== Task objective ==
Retype the records below word for word and omit any image.

== Stored rows ==
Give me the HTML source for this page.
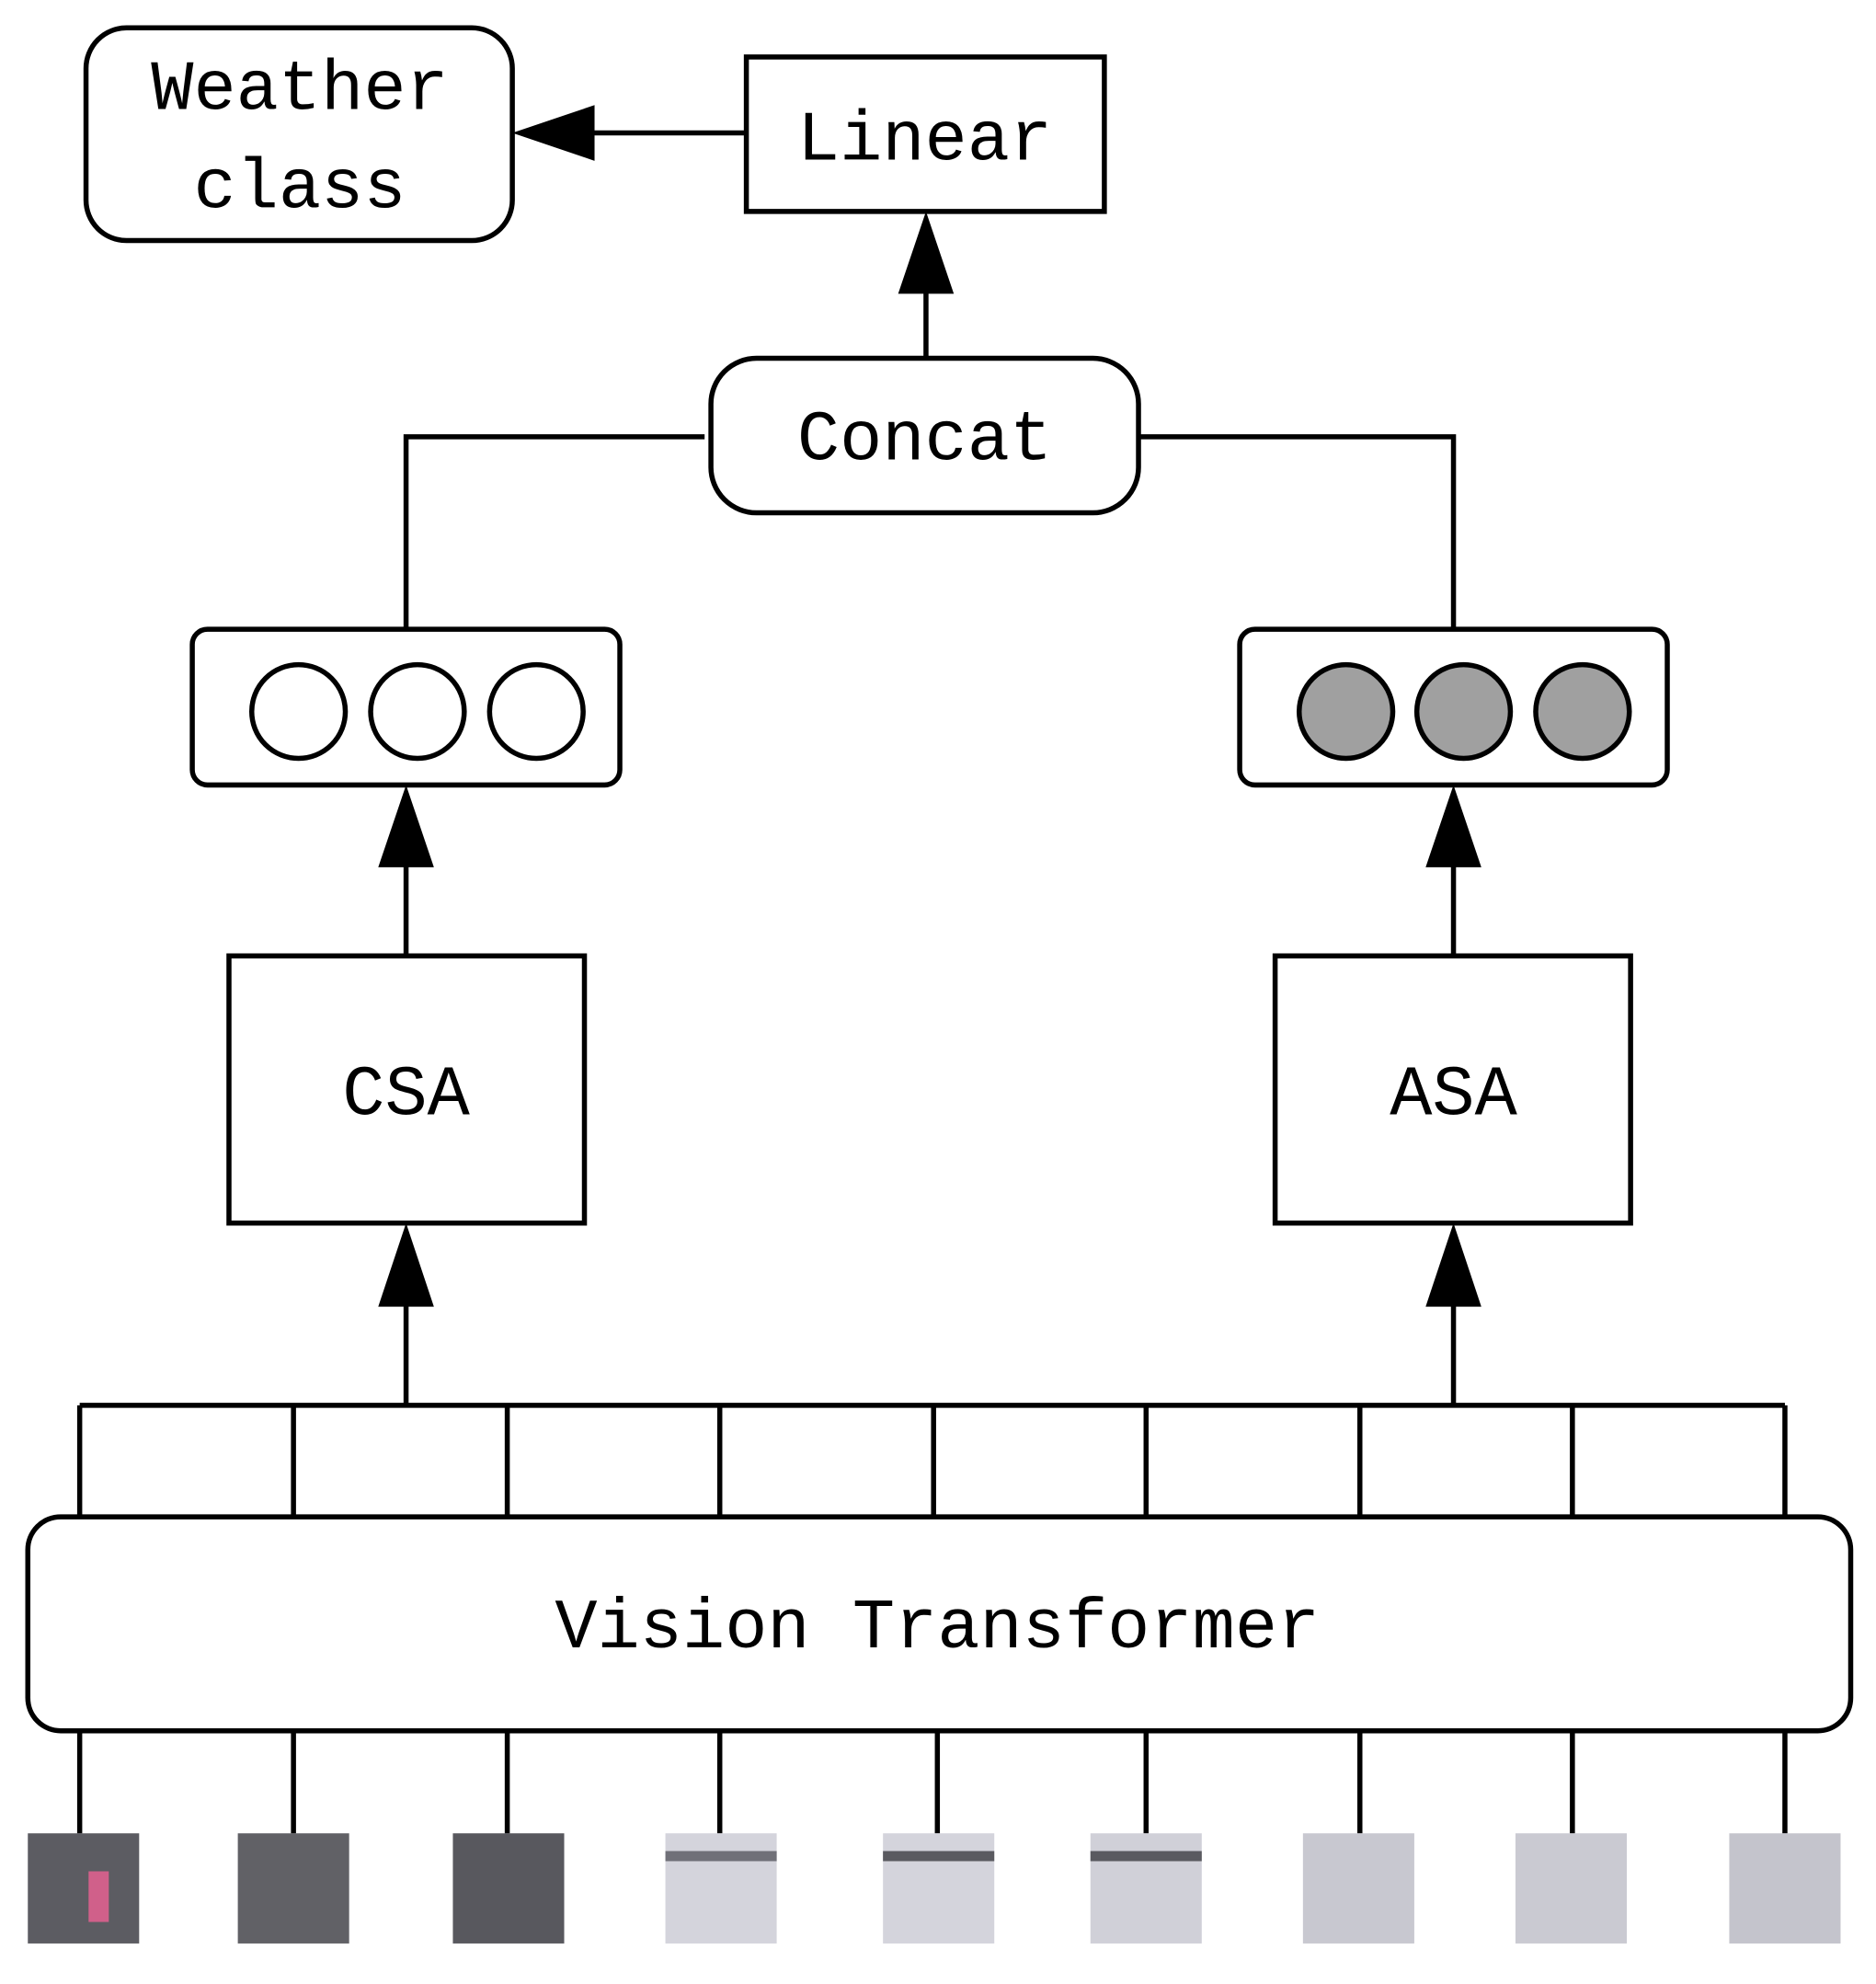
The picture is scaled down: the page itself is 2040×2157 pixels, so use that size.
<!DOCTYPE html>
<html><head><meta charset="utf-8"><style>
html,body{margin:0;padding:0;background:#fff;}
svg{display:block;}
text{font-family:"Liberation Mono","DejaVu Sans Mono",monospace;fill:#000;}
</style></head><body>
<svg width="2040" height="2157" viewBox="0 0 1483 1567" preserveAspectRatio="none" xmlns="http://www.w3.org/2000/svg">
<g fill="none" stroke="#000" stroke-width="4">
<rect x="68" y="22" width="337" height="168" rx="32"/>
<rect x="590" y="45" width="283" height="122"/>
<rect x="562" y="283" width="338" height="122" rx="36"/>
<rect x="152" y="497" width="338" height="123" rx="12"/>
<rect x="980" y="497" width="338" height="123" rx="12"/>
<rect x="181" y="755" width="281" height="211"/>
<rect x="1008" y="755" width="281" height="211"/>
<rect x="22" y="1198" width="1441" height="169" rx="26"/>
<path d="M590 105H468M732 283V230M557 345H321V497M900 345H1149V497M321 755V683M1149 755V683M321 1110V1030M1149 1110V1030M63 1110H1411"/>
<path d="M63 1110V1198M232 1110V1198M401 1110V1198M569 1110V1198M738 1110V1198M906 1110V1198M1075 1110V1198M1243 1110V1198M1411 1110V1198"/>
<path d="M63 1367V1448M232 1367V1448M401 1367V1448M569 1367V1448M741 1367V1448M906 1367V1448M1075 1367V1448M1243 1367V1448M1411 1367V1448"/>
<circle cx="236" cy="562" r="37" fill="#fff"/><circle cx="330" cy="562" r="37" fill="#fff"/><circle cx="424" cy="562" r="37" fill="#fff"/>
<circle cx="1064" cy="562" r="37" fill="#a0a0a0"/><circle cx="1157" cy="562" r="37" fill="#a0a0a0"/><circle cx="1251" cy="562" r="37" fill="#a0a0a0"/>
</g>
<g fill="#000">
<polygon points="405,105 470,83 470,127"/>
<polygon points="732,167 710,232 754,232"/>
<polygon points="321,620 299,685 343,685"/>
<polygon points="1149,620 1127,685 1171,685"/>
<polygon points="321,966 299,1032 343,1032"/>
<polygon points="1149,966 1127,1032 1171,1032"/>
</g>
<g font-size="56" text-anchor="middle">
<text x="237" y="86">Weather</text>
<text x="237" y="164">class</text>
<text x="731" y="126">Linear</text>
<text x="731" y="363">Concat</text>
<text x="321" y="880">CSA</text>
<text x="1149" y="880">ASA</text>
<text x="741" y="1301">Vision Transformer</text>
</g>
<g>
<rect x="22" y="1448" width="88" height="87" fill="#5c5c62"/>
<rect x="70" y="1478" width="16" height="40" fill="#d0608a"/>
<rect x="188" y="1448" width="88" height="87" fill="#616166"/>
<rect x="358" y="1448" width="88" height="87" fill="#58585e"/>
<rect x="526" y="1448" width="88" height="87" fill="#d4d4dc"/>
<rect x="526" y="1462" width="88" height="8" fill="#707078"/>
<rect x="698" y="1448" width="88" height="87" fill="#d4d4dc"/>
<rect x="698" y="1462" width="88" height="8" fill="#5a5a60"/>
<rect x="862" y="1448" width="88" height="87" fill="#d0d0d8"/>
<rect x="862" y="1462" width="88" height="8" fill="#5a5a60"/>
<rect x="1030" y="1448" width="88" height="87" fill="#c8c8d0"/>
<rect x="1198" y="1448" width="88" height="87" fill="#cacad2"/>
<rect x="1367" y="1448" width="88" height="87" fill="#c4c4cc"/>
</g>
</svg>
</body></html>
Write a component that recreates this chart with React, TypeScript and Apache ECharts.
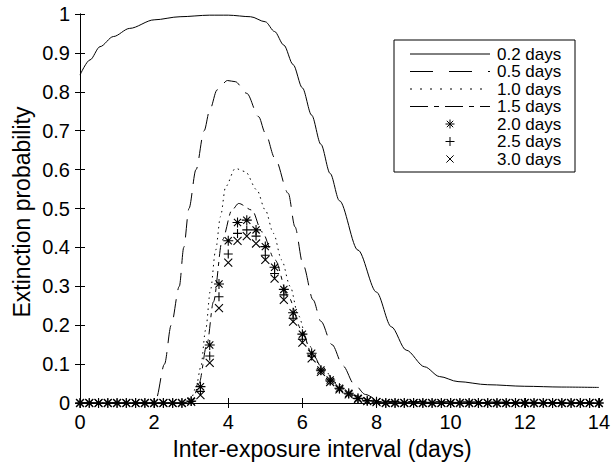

== Response to this exercise ==
Give me the HTML source for this page.
The picture is scaled down: the page itself is 2040×2157 pixels, so use that size.
<!DOCTYPE html>
<html><head><meta charset="utf-8"><style>
html,body{margin:0;padding:0;background:#fff;}
svg{display:block;}
text{font-family:"Liberation Mono","DejaVu Sans Mono",monospace;fill:#000;}
</style></head><body>
<svg width="2040" height="2157" viewBox="0 0 1483 1567" preserveAspectRatio="none" xmlns="http://www.w3.org/2000/svg">
<g fill="none" stroke="#000" stroke-width="4">
<rect x="68" y="22" width="337" height="168" rx="32"/>
<rect x="590" y="45" width="283" height="122"/>
<rect x="562" y="283" width="338" height="122" rx="36"/>
<rect x="152" y="497" width="338" height="123" rx="12"/>
<rect x="980" y="497" width="338" height="123" rx="12"/>
<rect x="181" y="755" width="281" height="211"/>
<rect x="1008" y="755" width="281" height="211"/>
<rect x="22" y="1198" width="1441" height="169" rx="26"/>
<path d="M590 105H468M732 283V230M557 345H321V497M900 345H1149V497M321 755V683M1149 755V683M321 1110V1030M1149 1110V1030M63 1110H1411"/>
<path d="M63 1110V1198M232 1110V1198M401 1110V1198M569 1110V1198M738 1110V1198M906 1110V1198M1075 1110V1198M1243 1110V1198M1411 1110V1198"/>
<path d="M63 1367V1448M232 1367V1448M401 1367V1448M569 1367V1448M741 1367V1448M906 1367V1448M1075 1367V1448M1243 1367V1448M1411 1367V1448"/>
<circle cx="236" cy="562" r="37" fill="#fff"/><circle cx="330" cy="562" r="37" fill="#fff"/><circle cx="424" cy="562" r="37" fill="#fff"/>
<circle cx="1064" cy="562" r="37" fill="#a0a0a0"/><circle cx="1157" cy="562" r="37" fill="#a0a0a0"/><circle cx="1251" cy="562" r="37" fill="#a0a0a0"/>
</g>
<g fill="#000">
<polygon points="405,105 470,83 470,127"/>
<polygon points="732,167 710,232 754,232"/>
<polygon points="321,620 299,685 343,685"/>
<polygon points="1149,620 1127,685 1171,685"/>
<polygon points="321,966 299,1032 343,1032"/>
<polygon points="1149,966 1127,1032 1171,1032"/>
</g>
<g font-size="56" text-anchor="middle">
<text x="237" y="86">Weather</text>
<text x="237" y="164">class</text>
<text x="731" y="126">Linear</text>
<text x="731" y="363">Concat</text>
<text x="321" y="880">CSA</text>
<text x="1149" y="880">ASA</text>
<text x="741" y="1301">Vision Transformer</text>
</g>
<g>
<rect x="22" y="1448" width="88" height="87" fill="#5c5c62"/>
<rect x="70" y="1478" width="16" height="40" fill="#d0608a"/>
<rect x="188" y="1448" width="88" height="87" fill="#616166"/>
<rect x="358" y="1448" width="88" height="87" fill="#58585e"/>
<rect x="526" y="1448" width="88" height="87" fill="#d4d4dc"/>
<rect x="526" y="1462" width="88" height="8" fill="#707078"/>
<rect x="698" y="1448" width="88" height="87" fill="#d4d4dc"/>
<rect x="698" y="1462" width="88" height="8" fill="#5a5a60"/>
<rect x="862" y="1448" width="88" height="87" fill="#d0d0d8"/>
<rect x="862" y="1462" width="88" height="8" fill="#5a5a60"/>
<rect x="1030" y="1448" width="88" height="87" fill="#c8c8d0"/>
<rect x="1198" y="1448" width="88" height="87" fill="#cacad2"/>
<rect x="1367" y="1448" width="88" height="87" fill="#c4c4cc"/>
</g>
</svg>
</body></html>
Write a component that recreates this chart with React, TypeScript and Apache ECharts.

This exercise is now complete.